So streitlustig sind die Augsburger
Laut Auskunft eines Rechtsschutzversicherers ist fast jeder vierte Einwohner in einen Rechtsstreit verwickelt. Deutschlandweit liegt die Stadt damit unter dem Durchschnitt. Besonders eine Gruppe bemüht gerne die Anwälte
Worüber vor den Augsburger Gerichten im vergangenen Jahr nicht alles gestritten wurde. So ging es etwa an den Zivilgerichten mal um die Frage, wann ein Glühwein ein Glühwein ist und wie man dafür werben darf, oder auch darum, wer die Schuld dafür trägt, dass das Mozarthaus 2015 wegen eines Wasserschadens monatelang schließen musste. Es wurde auch verhandelt, ob einem Ex-Polizisten, der unschuldig unter Korruptionsverdacht geraten war und offenbar auf Druck seinen Job gekündigt hatte, Schadenersatz vom Freistaat zusteht. Und vieles, vieles mehr.
Prozesse und private Klagen bilden das pralle Leben ab, zumal ziemlich viele Menschen im Lauf ihres Lebens mal in einen Rechtsstreit verwickelt sind. Augsburger sind offenbar streitfreudig, allerdings auch nicht mehr als Menschen andernorts im Land. Deutschlandweit liegt man sogar unter dem Durchschnitt. Das ergibt sich zumindest aus den Zahlen, die der Rechtsschutzversicherer Advocard jüngst zum dritten Mal vorgelegt hat.
„Streitatlas“nennt das Unternehmen seine Analyse, die erstmals 2013 durchgeführt wurde. Seit der ersten Erhebung seien 1,7 Millionen Streitfälle ausgewertet worden, heißt es von dem Unternehmen. Nun also gibt es die dritte Auflage.
Laut dem Unternehmen ist durchschnittlich fast jeder vierte Einwohner in Augsburg in einen Rechtsstreit verwickelt. Demnach gebe es 23,6 Streitfälle pro 100 Einwohner. Laut den Zahlen wird damit in Augsburger häufiger gestritten als in den umliegenden Landkreisen, allerdings im deutschlandweiten Vergleich immer noch relativ wenig. Der Schnitt in Deutschland: 25,1 Streitfälle pro 100 Einwohner in 2016, dem Jahr der Auswertung.

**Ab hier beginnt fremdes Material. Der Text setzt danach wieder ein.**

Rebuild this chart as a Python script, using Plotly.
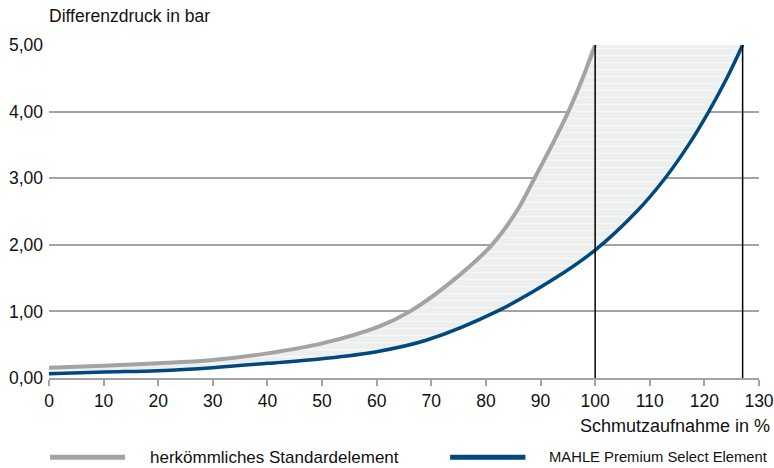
import plotly.graph_objects as go

# Data
std_x = [0, 10, 20, 30, 40, 50, 60.6, 66.1, 74.5, 81.1, 85.6, 88.9, 92.1, 95.1, 97.7, 100]
std_y = [0.155, 0.185, 0.22, 0.27, 0.37, 0.52, 0.78, 1.00, 1.50, 2.00, 2.50, 3.00, 3.50, 4.00, 4.50, 5.00]
prem_x = [0, 10, 20, 30, 40, 50, 60, 69.2, 82.0, 92.7, 100, 107.6, 112.8, 117.1, 120.8, 124.1, 127]
prem_y = [0.065, 0.09, 0.11, 0.155, 0.22, 0.29, 0.395, 0.57, 1.00, 1.50, 1.92, 2.50, 3.00, 3.50, 4.00, 4.50, 5.00]
x_ticks = list(range(0, 131, 10))
y_ticks = [0, 1, 2, 3, 4, 5]
names = ["herkömmliches Standardelement", "MAHLE Premium Select Element"]

GRAY = "#a3a3a3"
BLUE = "#00497f"
FONT = "Liberation Sans, Arial, sans-serif"
FS = 17.5
SM = 1.0

fig = go.Figure()

# Fill polygon between curves
poly_x = std_x + prem_x[::-1]
poly_y = std_y + prem_y[::-1]
fig.add_trace(go.Scatter(
    x=poly_x, y=poly_y, mode="none", fill="toself",
    line=dict(shape="spline", smoothing=SM),
    fillpattern=dict(shape="-", size=7, solidity=0.18, fgcolor="#ffffff", bgcolor="#edefee"),
    fillcolor="#edefee", hoverinfo="skip", showlegend=False))

fig.add_trace(go.Scatter(x=std_x, y=std_y, mode="lines", name=names[0],
                         line=dict(color=GRAY, width=4, shape="spline", smoothing=SM),
                         cliponaxis=False, showlegend=False))
fig.add_trace(go.Scatter(x=prem_x, y=prem_y, mode="lines", name=names[1],
                         line=dict(color=BLUE, width=3.5, shape="spline", smoothing=SM),
                         cliponaxis=False, showlegend=False))

# Vertical lines at the end points
for xe in (std_x[-1], prem_x[-1]):
    fig.add_shape(type="line", x0=xe, x1=xe, y0=0, y1=max(y_ticks),
                  line=dict(color="#000000", width=1.5), layer="above")

# Manual legend
LY = -0.238
fig.add_shape(type="line", xref="paper", yref="paper", x0=0.0014, x1=0.107, y0=LY, y1=LY,
              line=dict(color=GRAY, width=5))
fig.add_annotation(xref="paper", yref="paper", x=0.139, y=LY, text=names[0], showarrow=False,
                   xanchor="left", yanchor="middle", font=dict(size=17, color="#111111", family=FONT))
fig.add_shape(type="line", xref="paper", yref="paper", x0=0.565, x1=0.671, y0=LY, y1=LY,
              line=dict(color=BLUE, width=5))
fig.add_annotation(xref="paper", yref="paper", x=0.701, y=LY, text=names[1], showarrow=False,
                   xanchor="left", yanchor="middle", font=dict(size=14.8, color="#111111", family=FONT))

# Axis titles
fig.add_annotation(xref="paper", yref="paper", x=-0.003, y=1.087, text="Differenzdruck in bar",
                   showarrow=False, xanchor="left", yanchor="middle",
                   font=dict(size=FS, color="#111111", family=FONT))
fig.add_annotation(xref="paper", yref="paper", x=1.018, y=-0.144, text="Schmutzaufnahme in %",
                   showarrow=False, xanchor="right", yanchor="middle",
                   font=dict(size=18, color="#111111", family=FONT))

fig.update_layout(
    width=774, height=468,
    margin=dict(l=49, r=15, t=45, b=90, autoexpand=False),
    paper_bgcolor="white", plot_bgcolor="white",
    font=dict(family=FONT, size=FS, color="#111111"),
    separators=",.",
    showlegend=False,
)
fig.update_xaxes(range=[0, 130], tickvals=x_ticks, showgrid=False, zeroline=False,
                 showline=True, linecolor=GRAY, linewidth=1.5, automargin=False,
                 ticks="outside", ticklen=6, tickcolor=GRAY, tickwidth=1.5, fixedrange=True)
fig.update_yaxes(range=[0, 5], tickvals=y_ticks, tickformat=".2f", showgrid=True,
                 gridcolor=GRAY, gridwidth=1.5, zeroline=False, showline=False, automargin=False,
                 ticks="", ticklabelstandoff=5, fixedrange=True)

fig.write_html("out.html", config={"displayModeBar": False},
               post_script="document.body.style.margin='0';")
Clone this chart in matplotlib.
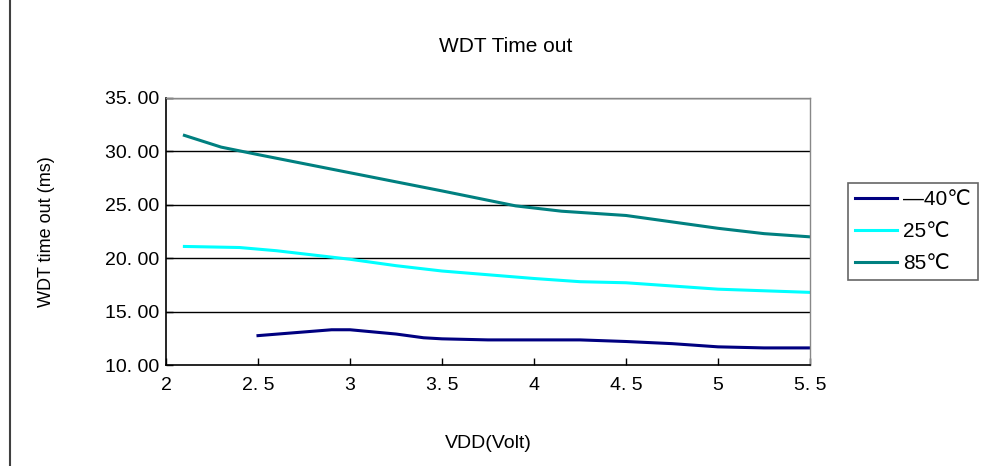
import matplotlib.pyplot as plt
from matplotlib.patches import Rectangle

# readings from the chart (VDD in volts, timeout in ms)
vdd_m40 = [2.5, 2.9, 3.0, 3.25, 3.4, 3.5, 3.75, 4.0, 4.25, 4.5, 4.75, 5.0, 5.25, 5.5]
t_m40 = [12.75, 13.3, 13.3, 12.9, 12.55, 12.45, 12.35, 12.35, 12.35, 12.2, 12.0, 11.7, 11.6, 11.6]

vdd_25 = [2.1, 2.4, 2.6, 3.0, 3.25, 3.5, 4.0, 4.25, 4.5, 5.0, 5.5]
t_25 = [21.1, 21.0, 20.7, 19.9, 19.3, 18.8, 18.1, 17.8, 17.7, 17.1, 16.8]

vdd_85 = [2.1, 2.3, 2.5, 3.0, 3.5, 3.9, 4.15, 4.5, 5.0, 5.25, 5.5]
t_85 = [31.5, 30.4, 29.7, 28.0, 26.3, 24.9, 24.4, 24.0, 22.8, 22.3, 22.0]

x_ticks = [2, 2.5, 3, 3.5, 4, 4.5, 5, 5.5]
x_labels = ["2", "2. 5", "3", "3. 5", "4", "4. 5", "5", "5. 5"]
y_ticks = [10, 15, 20, 25, 30, 35]
y_labels = ["10. 00", "15. 00", "20. 00", "25. 00", "30. 00", "35. 00"]

plt.rcParams['font.family'] = ['Liberation Sans', 'DejaVu Sans']

fig = plt.figure(figsize=(9.82, 4.66), dpi=100)
ax = fig.add_axes([166/982, 1-365/466, (810-166)/982, (365-98)/466])

# outer chart frame, runs off the right and bottom edges
fig.patches.append(Rectangle((10/982, -0.2), 1.2, 1.2 + (1-9/466), transform=fig.transFigure,
                             fill=False, edgecolor='#404040', linewidth=1.5))

ax.plot(vdd_m40, t_m40, color='#000080', linewidth=2.2, label='—40℃')
ax.plot(vdd_25, t_25, color='#00FFFF', linewidth=2.2, label='25℃')
ax.plot(vdd_85, t_85, color='#008080', linewidth=2.2, label='85℃')

ax.set_xlim(2, 5.5)
ax.set_ylim(10, 35)
ax.set_xticks(x_ticks)
ax.set_xticklabels(x_labels, fontsize=14)
ax.set_yticks(y_ticks)
ax.set_yticklabels(y_labels, fontsize=14)
ax.tick_params(direction='in', length=5, width=1, color='black')
ax.tick_params(axis='x', pad=9)
ax.tick_params(axis='y', pad=5)

for y in y_ticks[1:]:
    ax.axhline(y, color='black', linewidth=1, zorder=0)

for side in ['left', 'bottom']:
    ax.spines[side].set_color('black')
    ax.spines[side].set_linewidth(1.2)
for side in ['top', 'right']:
    ax.spines[side].set_color('#888888')
    ax.spines[side].set_linewidth(1)

fig.text(506/982, 1-47/466, "WDT Time out", ha='center', va='center', fontsize=15)
fig.text(488/982, 1-444/466, "VDD(Volt)", ha='center', va='center', fontsize=14)
fig.text(47/982, 1-232/466, "WDT time out (ms)", ha='center', va='center', rotation=90,
         fontsize=13)

leg = ax.legend(loc='upper left', bbox_to_anchor=(848/982, 1-183/466),
                bbox_transform=fig.transFigure, fontsize=15, frameon=True, fancybox=False,
                borderaxespad=0, handlelength=2.0, handletextpad=0.3, labelspacing=0.62,
                borderpad=0.35)
leg.get_frame().set_edgecolor('#404040')
leg.get_frame().set_linewidth(1.2)

fig.savefig('out.png', dpi=100)
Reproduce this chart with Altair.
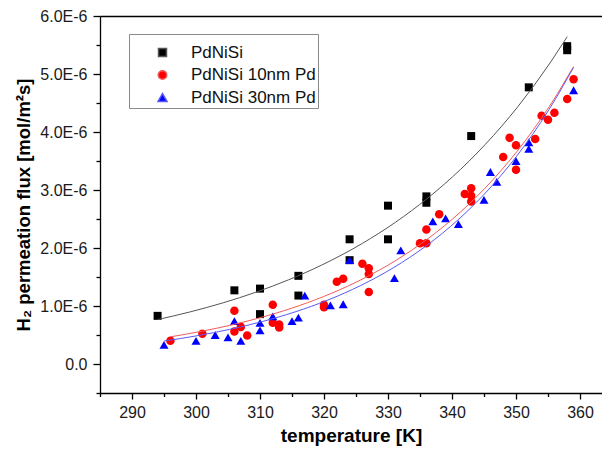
import altair as alt
import pandas as pd

# ---------------- data (flux values in units of 1E-6 mol/m2s) ----------------
series_names = ["PdNiSi", "PdNiSi 10nm Pd", "PdNiSi 30nm Pd"]
point_colors = ["#000000", "#ff0000", "#0000ff"]
line_colors = ["#555555", "#f45a5a", "#5a5af4"]
point_shapes = ["square", "circle", "triangle-up"]
point_sizes = [64, 81, 100]

T_pdnisi = [294, 306, 310, 310, 316, 316, 324, 324, 330, 330, 336, 336, 343, 352, 358, 358]
flux_pdnisi = [0.83, 1.27, 1.30, 0.86, 1.52, 1.18, 2.15, 1.79, 2.73, 2.15, 2.89, 2.78,
               3.93, 4.77, 5.48, 5.41]

T_10nm = [296, 301, 306, 306, 307, 308, 312, 312, 313, 313, 320, 320, 322, 323, 326, 327,
          327, 327, 335, 336, 336, 338, 342, 343, 343, 343, 348, 349, 350, 350, 353, 354,
          355, 356, 358, 359]
flux_10nm = [0.40, 0.52, 0.92, 0.56, 0.64, 0.49, 1.02, 0.71, 0.68, 0.63, 1.02, 0.98, 1.42,
             1.47, 1.73, 1.65, 1.55, 1.24, 2.08, 2.08, 2.32, 2.58, 2.93, 3.03, 2.90, 2.80,
             3.57, 3.90, 3.77, 3.35, 3.88, 4.28, 4.21, 4.33, 4.57, 4.91]

T_30nm = [295, 300, 303, 305, 306, 307, 310, 310, 312, 315, 316, 317, 321, 323, 324, 331,
          332, 337, 339, 341, 345, 346, 347, 350, 352, 352, 359]
flux_30nm = [0.33, 0.40, 0.50, 0.46, 0.74, 0.40, 0.71, 0.58, 0.82, 0.74, 0.80, 1.18, 1.01,
             1.03, 1.79, 1.48, 1.96, 2.46, 2.51, 2.41, 2.83, 3.31, 3.14, 3.50, 3.82, 3.71,
             4.72]

x_tick_values = list(range(285, 361, 5))
y_tick_values = [k * 0.5e-6 for k in range(-1, 13)]
x_domain = [285, 363.44]
y_domain = [-0.5e-6, 6.0e-6]

rows = []
for name, Ts, vs in zip(series_names, [T_pdnisi, T_10nm, T_30nm],
                        [flux_pdnisi, flux_10nm, flux_30nm]):
    for t, v in zip(Ts, vs):
        rows.append({"series": name, "T": t, "flux": v * 1e-6})
df = pd.DataFrame(rows)

FONT = "Liberation Sans"

x_scale = alt.Scale(domain=x_domain, nice=False, zero=False)
y_scale = alt.Scale(domain=y_domain, nice=False, zero=False)

x_axis = alt.Axis(
    values=x_tick_values,
    labelExpr="datum.value % 10 == 0 ? datum.value : ''",
    tickSize={"condition": {"test": "datum.value % 10 == 0", "value": 6}, "value": 3.5},
    title="temperature [K]",
    labelPadding=5,
    titlePadding=6,
    grid=False,
)
y_axis = alt.Axis(
    values=y_tick_values,
    labelExpr="round(datum.value*2e6) % 2 == 0 ? (abs(datum.value) < 1e-12 ? '0.0' : format(datum.value*1e6, '.1f') + 'E-6') : ''",
    tickSize={"condition": {"test": "round(datum.value*2e6) % 2 == 0", "value": 7}, "value": 4},
    title="H₂ permeation flux [mol/m²s]",
    titleFontSize=18.5,
    labelPadding=6,
    titlePadding=6,
    grid=False,
)

legend_spacer = "\u00a0" * 89

points = alt.Chart(df).mark_point(filled=True, opacity=1, strokeWidth=0).encode(
    x=alt.X("T:Q", scale=x_scale, axis=x_axis),
    y=alt.Y("flux:Q", scale=y_scale, axis=y_axis),
    color=alt.Color(
        "series:N",
        scale=alt.Scale(domain=series_names, range=point_colors),
        legend=alt.Legend(
            title=legend_spacer,
            titleFontSize=8,
            titlePadding=0,
            titleLimit=400,
            titleFont=FONT,
            orient="none",
            legendX=29,
            legendY=18,
            strokeColor="#8a8a8a",
            fillColor="white",
            padding=2,
            symbolOffset=23,
            symbolSize=50,
            labelOffset=20,
            labelFont=FONT,
            labelFontSize=17,
            labelFontWeight="normal",
            labelColor="#111111",
            rowPadding=4.5,
        ),
    ),
    shape=alt.Shape(
        "series:N",
        scale=alt.Scale(domain=series_names, range=point_shapes),
    ),
    size=alt.Size(
        "series:N",
        scale=alt.Scale(domain=series_names, range=point_sizes),
        legend=None,
    ),
    order=alt.Order("order:Q"),
).transform_calculate(
    order="indexof(['PdNiSi','PdNiSi 10nm Pd','PdNiSi 30nm Pd'], datum.series)"
)

# exponential growth fit of each series, computed by Vega's regression transform
fits = (
    alt.Chart(df)
    .transform_regression("T", "flux", method="exp", groupby=["series"])
    .mark_line(strokeWidth=1)
    .encode(
        x=alt.X(
            "T:Q",
            scale=x_scale,
            axis=alt.Axis(orient="top", domain=True, ticks=False, labels=False,
                          title=None, grid=False),
        ),
        y=alt.Y("flux:Q", scale=y_scale, axis=y_axis),
        stroke=alt.Stroke(
            "series:N",
            scale=alt.Scale(domain=series_names, range=line_colors),
            legend=None,
        ),
    )
)

chart = (
    alt.layer(points, fits)
    .resolve_axis(x="independent")
    .properties(
        width=502,
        height=377,
        autosize=alt.AutoSizeParams(type="none"),
        padding={"left": 92, "top": 8, "right": 0, "bottom": 57},
        background="white",
    )
    .configure_view(stroke=None)
    .configure_axis(
        domainColor="#000000",
        domainWidth=1.3,
        tickColor="#000000",
        tickWidth=1.3,
        labelFont=FONT,
        labelFontSize=16,
        labelColor="#1a1a1a",
        titleFont=FONT,
        titleFontSize=19,
        titleFontWeight="bold",
        titleColor="#000000",
    )
)

chart.save("out.html", embed_options={"renderer": "svg", "actions": False})
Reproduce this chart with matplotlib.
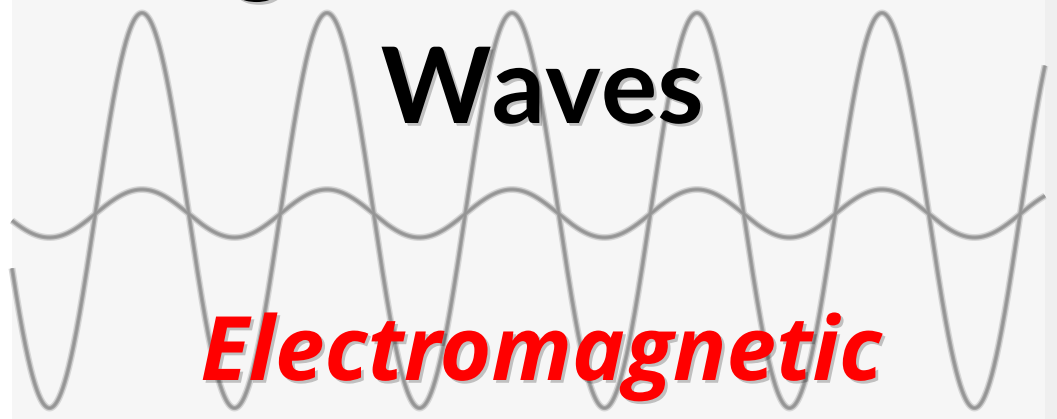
import numpy as np
import matplotlib
matplotlib.use("Agg")
import matplotlib.pyplot as plt
import matplotlib.patheffects as pe

# ---- picture parameters (pixels) ----
W, H = 1057, 419
bg_color = "#f6f6f6"
left_strip = 12
right_strip_start = 1045

wave_period = 185.0
wave_peak_x = 142.0
big_center, big_amp = 210.5, 197.5
small_center, small_amp = 213.5, 24.0

title_word = "Waves"
subtitle_word = "Electromagnetic"
top_fragment = "g"

fig = plt.figure(figsize=(W / 100, H / 100), dpi=100)
fig.patch.set_facecolor("white")
ax = fig.add_axes([0, 0, 1, 1])
ax.set_xlim(0, W)
ax.set_ylim(H, 0)
ax.axis("off")

ax.axvspan(left_strip, right_strip_start, color=bg_color, zorder=0, lw=0)
ax.axvspan(right_strip_start, W, color="#efefef", zorder=0, lw=0)

x = np.linspace(left_strip, right_strip_start, 3000)
phase = 2 * np.pi * (x - wave_peak_x) / wave_period
y_big = big_center - big_amp * np.cos(phase)
y_small = small_center - small_amp * np.cos(phase)

for yy in (y_big, y_small):
    ax.plot(x, yy, color="#d6d6d6", lw=5.0, solid_capstyle="butt", zorder=1)
    ax.plot(x, yy, color="#a6a6a6", lw=3.0, solid_capstyle="butt", zorder=2)
    ax.plot(x, yy, color="#949494", lw=1.4, solid_capstyle="butt", zorder=3)

shadow = [pe.SimplePatchShadow(offset=(2, -2), shadow_rgbFace="#000000", alpha=0.22), pe.Normal()]

ax.text(542, 123, title_word, fontsize=76, fontweight="bold", family="Lato",
        color="black", ha="center", va="baseline", zorder=5, path_effects=shadow)
ax.text(258, 2, top_fragment, fontsize=76, fontweight="bold", family="Lato",
        color="black", ha="center", va="bottom", zorder=5, path_effects=shadow)
ax.text(541, 380, subtitle_word, fontsize=64, fontweight="bold", style="italic",
        family="Open Sans", color="#ff0000", ha="center", va="baseline", zorder=5,
        path_effects=shadow)

fig.savefig("out.png", dpi=100, facecolor=fig.get_facecolor())
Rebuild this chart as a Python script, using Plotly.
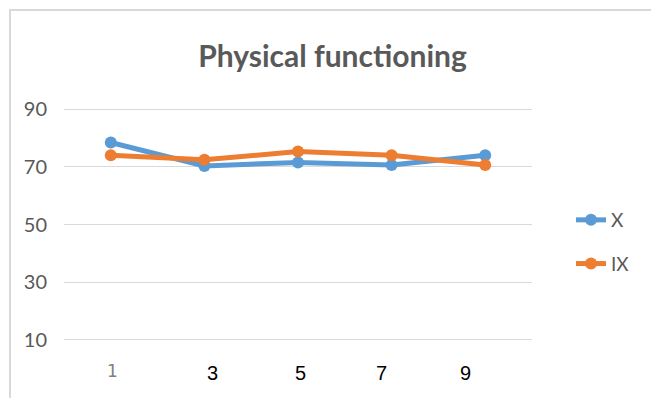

Die Wut wohne in Leipzig und in Berlin, heißt es von dem Rechtsschutzversicherer. Die Hauptstadt streite unter allen Bundesländern am meisten und liege bei 31,2 Streitfällen pro 100 Einwohner; Leipzig belegt in der Statistik die Spitzenposition als streitlustigste Großstadt Deutschlands mit 33,2 Streitfällen pro 100 Einwohner. Auch Nordrhein-Westfalen sei besonders streitfreudig, Bayern hingegen nicht. Der Freistaat rangiert mit 21,3 Fällen pro 100 Einwohner auf dem letzten Platz aller Bundesländer in der Statistik.
In Augsburg, teilt Advocard mit, werde vorrangig über Privates gestritten (43,80 Prozent aller Fälle), gefolgt von Verkehrsstreitigkeiten (27,7 Prozent) und juristischen Auseinandersetzungen rund um die Arbeit (13,2 Prozent). Rund zwei Drittel aller Streitenden in Augsburg sind nach Auskunft des Unternehmens Männer. Ein wenig sollte man die Zahlen des Versicherers allerdings mit Vorsicht genießen, eine repräsentative, wissenschaftliche Studie ist der „Streitatlas“nämlich nicht. Mit „Rechtsstreit“meint der Versicherer in der Statistik beispielsweise nicht alleine die Anzahl der Fälle, in denen es vor Gericht geht, sondern alle dem Rechtsschutzversicherer gemeldeten Streitigkeiten, wie das Online-Magazin herausfand. Demnach fließen also auch Fälle einer juristischen Erstberatung in die Erhebung ein, die nicht zwangsläufig in einem tatsächlichen Gerichtsstreit enden müssen.